Bowen and Archer's relationship arises more from desperation than romance. The tension between the two matches the movie's overall anxiety. At moments, it seems a bit strained, but the main idea is clear: the "love" story is not the predominant interest here.
One of the film's more poignant moments is when Vandy's beloved and only son Dia is taken by soldiers and brainwashed into becoming a loyal rebel. Watching a nine-year-old shoot mothers and children is horrifying, and Zwick does a great job making the sweet and intelligent. It's these types of scenes that stick with you: a truck pulling along a dead body, rebels partying amongst the dead and pouring liquor over them, an entire country compacted into one refugee camp, all giving very vivid images of a life Americans aren't familiar with.

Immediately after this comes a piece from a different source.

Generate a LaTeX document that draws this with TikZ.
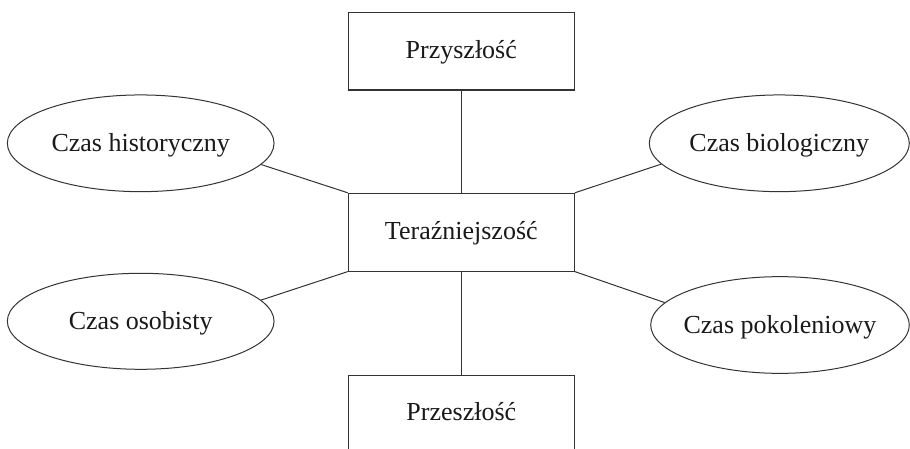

Ten years ago when these events were actually happening, DiCaprio was charming us with his boyish looks and charismatic roles. In probably the most unlikable character he has portrayed in his career, it is clear to see how far he has come along.
"Playing a character that is so opportunistic and narcissistic, I didn't agree with so many of the character's choices, and that's a hard role to play, especially when you are in Africa and can actually see the effects," he said in a phone interview with The Beacon.
The complexity, selfishness, and anger are sides we haven't seen in him-at least not all at once. Focusing only on his performance in this film is impossible. He is clearly part of a tandem with Hounsou, and much more enjoyable to watch when he is in a scene with either him or Connelly.
As for the unintentional political message-well, you may not rush out to buy a diamond any time soon.